ケルベロスの頭部には無数の蛇がいるのですが、それらにいくら噛まれようが、ヘラクレスは一向に怯むことがなかったので、ケルベロスも諦めて大人しくなり、ヘラクレスに従順に従うようになりました。
そしてエウリュステウスの元へ
ハデスも約束をした手前、ヘラクレスがケルベロスを連れて行くのを止めるわけにいきません。
こうして、無事にエウリュステウスの元にケルベロスを連れて行くことに成功したヘラクレス。
しかし、エウリュステウス当人はケルベロスをひと目見て、恐怖に凍りつき
「もうたくさんだ!早くその化物を冥界に連れて帰ってくれ!」
と泣き叫びました。
実はもともと、この後はケルベロスをハデスに返すつもりだったヘラクレス。
ハデスにケルベロスを返し、無事難業を達成しました。
その後のエウリュステウスについて
これで全ての難業を達成したヘラクレスは、エウリュステウスの元を離れました。
その後もエウリュステウスはヘラクレスの子孫に仇を成そうとしますが、結果的には戦に負け、最終的にはヘラクレスの甥で忠実な従者だったイオラオスに殺されます。
冥界で新たな妻を紹介されたヘラクレス
難業に関しては、以上なんですが、冥界を行く途中、ヘラクレスは冥界の住人、つまり亡霊たちと会いました。
その中の一人に、カリュドンの王の息子で名高い英雄だったメレアグロスという人物の魂と会います。
そこで、メレアグロスから
「自分のかわいい妹を妻にもらってくれないか」
とお願いをされました。
彼は妹が心配で仕方ないのです。
ヘラクレスも
「こんな名高い英雄が、ここまで大切に思っている妹なら、自分の方からお願いしたいくらいだ。」
と考えたようで、この願いを快諾しました。
※ちなみにヘラクレスはこの時点で、前妻のメガラとは離婚しています。
エウリュステウスの難業を終えたヘラクレスは、早速カリュドンに向かい、彼の妹のディアネイラに冥界でのことを話して、求婚しました。
普通見知らぬ男がいきなりやってきて、
「君の死んだお兄さんから、君を妻にもらうようにお願いをされてきました。

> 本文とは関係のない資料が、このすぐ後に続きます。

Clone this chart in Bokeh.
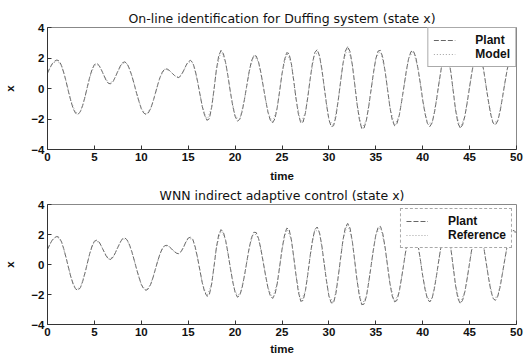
import numpy as np
from bokeh.plotting import figure
from bokeh.layouts import column
from bokeh.models import Range1d, FixedTicker, Legend, LegendItem
from bokeh.embed import file_html
from bokeh.resources import INLINE

# ---------------- data ----------------
dt_fine = 0.25
dt_coarse = 0.5

# top panel: plant state x (step 0.25, t = 0 .. 50)
plant_top = [
    1.00, 1.35, 1.62, 1.79, 1.87, 1.80, 1.50, 1.01, 0.41, -0.24, -0.84, -1.34, -1.63, -1.70, -1.52, -1.11, -0.54, 0.11, 0.74, 1.25,
    1.57, 1.65, 1.51, 1.22, 0.87, 0.54, 0.33, 0.31, 0.47, 0.78, 1.13, 1.46, 1.69, 1.75, 1.61, 1.28, 0.82, 0.27, -0.32, -0.85,
    -1.32, -1.60, -1.70, -1.60, -1.31, -0.86, -0.32, 0.25, 0.73, 1.09, 1.27, 1.28, 1.18, 1.03, 0.87, 0.75, 0.72, 0.86, 1.15, 1.49,
    1.75, 1.85, 1.68, 1.18, 0.46, -0.37, -1.17, -1.76, -2.08, -1.99, -1.24, -0.09, 1.21, 2.13, 2.50, 2.29, 1.66, 0.78, -0.24, -1.15,
    -1.82, -2.14, -2.02, -1.51, -0.71, 0.20, 1.11, 1.81, 2.16, 2.13, 1.73, 1.04, 0.15, -0.74, -1.54, -2.07, -2.25, -1.98, -1.23, -0.16,
    0.96, 1.84, 2.35, 2.29, 1.62, 0.52, -0.68, -1.69, -2.25, -2.20, -1.59, -0.58, 0.61, 1.68, 2.36, 2.55, 2.14, 1.28, 0.10, -1.07,
    -2.04, -2.50, -2.44, -1.83, -0.75, 0.47, 1.63, 2.45, 2.74, 2.43, 1.55, 0.30, -1.00, -2.03, -2.63, -2.59, -2.08, -1.16, -0.07, 1.03,
    1.95, 2.46, 2.50, 2.02, 1.10, -0.05, -1.20, -2.05, -2.44, -2.31, -1.76, -0.87, 0.12, 1.14, 1.96, 2.42, 2.47, 2.08, 1.30, 0.33,
    -0.75, -1.65, -2.28, -2.50, -2.26, -1.59, -0.63, 0.43, 1.39, 2.06, 2.30, 1.97, 1.08, -0.15, -1.38, -2.26, -2.60, -2.39, -1.80, -0.90,
    0.10, 1.10, 1.90, 2.33, 2.36, 1.97, 1.20, 0.19, -0.82, -1.70, -2.26, -2.39, -2.12, -1.51, -0.61, 0.33, 1.22, 1.92, 2.25, 2.26,
    2.10,
]

# top panel: identified model (step 0.5, t = 0 .. 50)
model_top = [
    1.05, 1.58, 1.83, 1.47, 0.45, -0.80, -1.60, -1.55, -0.58, 0.70,
    1.55, 1.52, 0.89, 0.35, 0.46, 1.11, 1.68, 1.62, 0.83, -0.30,
    -1.31, -1.70, -1.31, -0.32, 0.73, 1.27, 1.18, 0.87, 0.72, 1.15,
    1.75, 1.68, 0.46, -1.17, -2.08, -1.24, 1.21, 2.50, 1.66, -0.24,
    -1.82, -2.02, -0.71, 1.11, 2.16, 1.73, 0.15, -1.54, -2.25, -1.23,
    0.96, 2.35, 1.62, -0.68, -2.25, -1.59, 0.61, 2.36, 2.14, 0.10,
    -2.04, -2.44, -0.75, 1.63, 2.74, 1.55, -1.00, -2.63, -2.08, -0.07,
    1.95, 2.50, 1.10, -1.20, -2.44, -1.76, 0.12, 1.96, 2.47, 1.30,
    -0.75, -2.28, -2.26, -0.63, 1.39, 2.30, 1.08, -1.38, -2.60, -1.80,
    0.10, 1.90, 2.36, 1.20, -0.82, -2.26, -2.12, -0.61, 1.22, 2.25,
    2.10,
]

# bottom panel: controlled plant state x (step 0.25, t = 0 .. 50)
plant_bot = [
    1.00, 1.35, 1.62, 1.79, 1.87, 1.80, 1.50, 1.01, 0.41, -0.24, -0.84, -1.34, -1.63, -1.72, -1.55, -1.13, -0.56, 0.09, 0.72, 1.23,
    1.55, 1.62, 1.50, 1.22, 0.89, 0.57, 0.37, 0.34, 0.50, 0.80, 1.15, 1.48, 1.72, 1.77, 1.63, 1.30, 0.84, 0.28, -0.31, -0.85,
    -1.33, -1.62, -1.72, -1.62, -1.32, -0.87, -0.32, 0.24, 0.72, 1.08, 1.26, 1.28, 1.18, 1.03, 0.87, 0.75, 0.72, 0.86, 1.15, 1.50,
    1.76, 1.82, 1.66, 1.16, 0.44, -0.40, -1.22, -1.82, -2.12, -2.02, -1.30, -0.15, 1.10, 1.98, 2.32, 2.16, 1.58, 0.74, -0.26, -1.16,
    -1.85, -2.18, -2.06, -1.54, -0.73, 0.18, 1.09, 1.79, 2.15, 2.13, 1.73, 1.04, 0.15, -0.74, -1.55, -2.08, -2.26, -1.99, -1.24, -0.15,
    1.00, 1.90, 2.42, 2.36, 1.64, 0.50, -0.74, -1.84, -2.45, -2.40, -1.74, -0.66, 0.56, 1.62, 2.32, 2.50, 2.12, 1.24, 0.04, -1.14,
    -2.10, -2.56, -2.55, -1.92, -0.80, 0.44, 1.62, 2.45, 2.74, 2.43, 1.53, 0.26, -1.06, -2.10, -2.68, -2.64, -2.12, -1.18, -0.08, 1.03,
    1.96, 2.48, 2.54, 2.04, 1.10, -0.08, -1.24, -2.10, -2.49, -2.40, -1.80, -0.89, 0.12, 1.14, 1.96, 2.42, 2.47, 2.08, 1.30, 0.33,
    -0.75, -1.65, -2.28, -2.50, -2.26, -1.59, -0.63, 0.43, 1.39, 2.06, 2.30, 1.97, 1.08, -0.15, -1.38, -2.26, -2.60, -2.39, -1.80, -0.90,
    0.10, 1.10, 1.90, 2.33, 2.36, 1.97, 1.20, 0.19, -0.82, -1.70, -2.26, -2.39, -2.12, -1.51, -0.61, 0.33, 1.22, 1.92, 2.25, 2.26,
    2.10,
]

# bottom panel: reference trajectory (step 0.5, t = 0 .. 50)
reference_bot = [
    1.00, 1.62, 1.87, 1.50, 0.41, -0.84, -1.63, -1.55, -0.56, 0.72,
    1.55, 1.50, 0.89, 0.37, 0.50, 1.15, 1.72, 1.63, 0.84, -0.31,
    -1.33, -1.72, -1.32, -0.32, 0.72, 1.26, 1.18, 0.87, 0.72, 1.15,
    1.76, 1.66, 0.44, -1.22, -2.12, -1.30, 1.10, 2.32, 1.58, -0.26,
    -1.85, -2.06, -0.73, 1.09, 2.15, 1.73, 0.15, -1.55, -2.26, -1.24,
    1.00, 2.42, 1.64, -0.74, -2.45, -1.74, 0.56, 2.32, 2.12, 0.04,
    -2.10, -2.55, -0.80, 1.62, 2.74, 1.53, -1.06, -2.68, -2.12, -0.08,
    1.96, 2.54, 1.10, -1.24, -2.49, -1.80, 0.12, 1.96, 2.47, 1.30,
    -0.75, -2.28, -2.26, -0.63, 1.39, 2.30, 1.08, -1.38, -2.60, -1.80,
    0.10, 1.90, 2.36, 1.20, -0.82, -2.26, -2.12, -0.61, 1.22, 2.25,
    2.10,
]

x_ticks = [0, 5, 10, 15, 20, 25, 30, 35, 40, 45, 50]
y_ticks = [-4, -2, 0, 2, 4]

t_fine = [i * dt_fine for i in range(len(plant_top))]
t_coarse = [i * dt_coarse for i in range(len(model_top))]

FONT = "Liberation Sans"


def panel(title, height, b_top, b_bottom, title_standoff, xlabel_standoff,
          plant, other, other_label, legend_border_dash, legend_margin):
    p = figure(width=527, height=height, x_range=Range1d(0, 50), y_range=Range1d(-4, 4),
               output_backend="svg", toolbar_location=None,
               min_border_left=47, min_border_right=11,
               min_border_top=b_top, min_border_bottom=b_bottom)
    p.title.text = title
    p.title.align = "center"
    p.title.offset = 4
    p.title.text_font = "DejaVu Sans"
    p.title.text_font_size = "12.5px"
    p.title.text_font_style = "normal"
    p.title.text_color = "#111111"
    p.title.standoff = title_standoff
    p.grid.visible = False
    p.background_fill_color = "white"
    p.border_fill_color = "white"
    p.outline_line_color = "#888888"
    p.outline_line_width = 1

    for ax in (p.xaxis[0], p.yaxis[0]):
        ax.major_tick_in = 4
        ax.major_tick_out = 0
        ax.minor_tick_in = 0
        ax.minor_tick_out = 0
        ax.axis_line_color = "#333333"
        ax.major_tick_line_color = "#333333"
        ax.major_label_text_font = FONT
        ax.major_label_text_font_size = "11.5px"
        ax.major_label_text_font_style = "bold"
        ax.major_label_text_color = "#111111"
        ax.axis_label_text_font = FONT
        ax.axis_label_text_font_size = "11.5px"
        ax.axis_label_text_font_style = "bold"
        ax.axis_label_text_color = "#111111"

    p.xaxis.ticker = FixedTicker(ticks=x_ticks)
    p.yaxis.ticker = FixedTicker(ticks=y_ticks)
    p.xaxis.axis_label = "time"
    p.yaxis.axis_label = "x"
    p.xaxis.major_label_standoff = 3
    p.xaxis.axis_label_standoff = xlabel_standoff
    p.yaxis.major_label_standoff = 3
    p.yaxis.axis_label_standoff = 12

    r1 = p.line(t_fine, plant, line_color="#666666", line_width=1, line_dash="5 2")
    r2 = p.line(t_coarse, other, line_color="#a0a0a0", line_width=1, line_dash="1 2")

    leg = Legend(items=[LegendItem(label="Plant", renderers=[r1]),
                        LegendItem(label=other_label, renderers=[r2])],
                 location="top_right")
    leg.label_text_font = FONT
    leg.label_text_font_size = "12px"
    leg.label_text_font_style = "bold"
    leg.label_text_color = "#111111"
    leg.border_line_color = "#555555"
    leg.border_line_dash = legend_border_dash
    leg.background_fill_color = "white"
    leg.background_fill_alpha = 1.0
    leg.glyph_width = 22
    leg.glyph_height = 12
    leg.spacing = 0
    leg.padding = 5
    leg.label_standoff = 20
    leg.label_height = 12
    leg.margin = legend_margin
    p.add_layout(leg)
    return p


p1 = panel("On-line identification for Duffing system (state x)", 184, 27, 30, 4, 6,
           plant_top, model_top, "Model", "solid", 0)
p2 = panel("WNN indirect adaptive control (state x)", 173, 16, 29, 3, 4,
           plant_bot, reference_bot, "Reference", "5 2 1 2", 4)

layout = column(p1, p2, spacing=0)
open("out.html", "w").write(file_html(layout, INLINE))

」
とか言われたら、すごくコワイと思うんです。笑
そこはギリシア中に名高い英雄ヘラクレスということあり、また兄を尊敬していた、ということもあったのですが、この時ディアネイラはアケオロスの河神にしつこく言い寄られていて窮地に追いやられていました。
ヘラクレスはこの神と戦い、ディアネイラを妻にすることを認めさせました。
最後に
こうして、難業を終えて自由の身となり、新たな妻も迎えて幸せいっぱいのヘラクレス。
12回に渡って紹介した難業以外にも、ヘラクレスの活躍エピソードはかなりたくさんあるのですが、紹介しだすとキリがないので、次回はそれらのエピソードをまとめて軽く紹介して次のステップに進めていこうと思います。
では、最後までお読みいただきありがとうございました。